12. The Tribunal has correctly stated the law and Mr Quick has not contended otherwise.

13. This appeal on a question of law can only succeed, therefore, if the facts as found lead inevitably to the conclusion that mutuality did not exist at the time of the application to the Corporation, with the consequence that the Tribunal must have misapprehended the law despite its correct articulation of it or must have misapplied the law. If it is a question of evaluation or degree, there has been no error of law. The existence of mutuality when the legal concept is correctly apprehended, is a question of fact; Kelvinator v Jezior supra per Cox J at p.598. So far from the facts in the present case leading inevitably to the conclusion that the required mutuality did not exist, they are incapable, in my opinion, of leading to that conclusion.

14. In my opinion the appeal should be dismissed.

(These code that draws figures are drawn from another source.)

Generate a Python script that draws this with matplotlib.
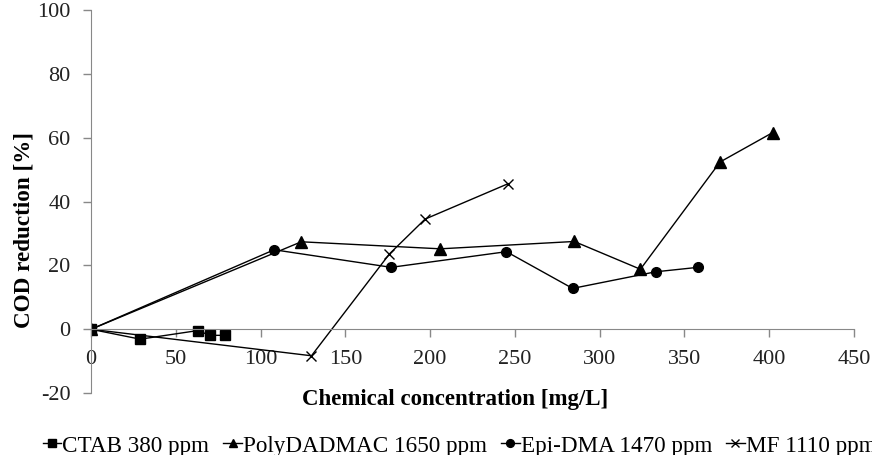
import numpy as np
import matplotlib.pyplot as plt

plt.rcParams['font.family'] = ['Liberation Serif', 'DejaVu Serif']
plt.rcParams['axes.unicode_minus'] = False

# data
ctab_x = [0, 29, 63, 70, 79]
ctab_y = [0, -3.1, -0.4, -1.9, -1.9]

poly_x = [0, 124, 206, 285, 324, 371, 402]
poly_y = [0, 27.4, 25.2, 27.5, 18.8, 52.4, 61.6]

epi_x = [0, 108, 177, 245, 284, 333, 358]
epi_y = [0, 24.9, 19.4, 24.3, 12.8, 18.0, 19.4]

mf_x = [0, 130, 176, 197, 246]
mf_y = [0, -8.3, 23.6, 34.5, 45.6]

labels = ['CTAB 380 ppm', 'PolyDADMAC 1650 ppm', 'Epi-DMA 1470 ppm', 'MF 1110 ppm']

fig = plt.figure(figsize=(8.72, 4.55), dpi=100)
ax = fig.add_axes([0.1044, 0.136, 0.875, 0.842])

lw = 1.0
a, = ax.plot(ctab_x, ctab_y, color='black', lw=lw, marker='s', ms=6.5)
b, = ax.plot(poly_x, poly_y, color='black', lw=lw, marker='^', ms=8)
c, = ax.plot(epi_x, epi_y, color='black', lw=lw, marker='o', ms=7)
d, = ax.plot(mf_x, mf_y, color='black', lw=lw, marker='x', ms=7, mew=1.0)

ax.set_xlim(0, 450)
ax.set_ylim(-20, 100)
ax.set_xticks(np.arange(0, 451, 50))
ax.set_yticks(np.arange(-20, 101, 20))

ax.spines['top'].set_visible(False)
ax.spines['right'].set_visible(False)
ax.spines['bottom'].set_position(('data', 0))
ax.spines['left'].set_color('#888888')
ax.spines['bottom'].set_color('#888888')
ax.tick_params(axis='both', colors='#888888', labelcolor='#222222',
               labelsize=16, length=5.8, width=1)
ax.tick_params(axis='x', pad=9)
ax.tick_params(axis='y', pad=9)

ax.set_xlabel('Chemical concentration [mg/L]', fontsize=16.5, fontweight='bold',
              va='center')
ax.xaxis.set_label_coords(0.477, -0.016)
ax.set_ylabel('COD reduction [%]', fontsize=16.7, fontweight='bold', va='center')
ax.yaxis.set_label_coords(-0.088, 0.426)

fig.legend([a, b, c, d], labels, loc='center left', bbox_to_anchor=(0.049, 0.02),
           ncol=4, frameon=False, fontsize=16.7, handlelength=0.8,
           handletextpad=0.05, columnspacing=0.6, borderaxespad=0, borderpad=0,
           markerscale=0.8)

fig.savefig('out.png', dpi=100)
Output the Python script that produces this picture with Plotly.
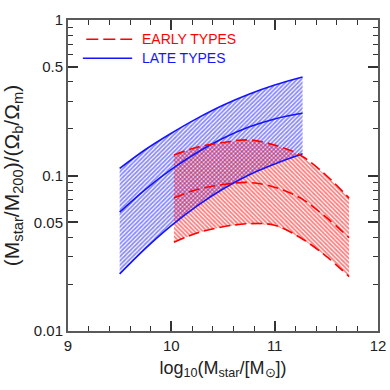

JUDGE2 BOLLEN J I have doubts and vacillations about this appeal. But in the end I think, with respect, that the reasoning of the Chief Justice is correct. The fact that "the precondition under s35(2) does not have an aspect which is specific to a particular employer" (words of the Chief Justice) is, I think, very important. That fact helps me to accept the reasoning of the Chief Justice. I, therefore, agree that the appeal should be dismissed. Perhaps the fact that it is not only work offered by the particular employer which is relevant may make reference to "mutuality" inapplicable in some cases "under" s35(2)]

JUDGE3 MULLIGHAN J I agree that the appeal should be dismissed for the reasons expressed by the Chief Justice.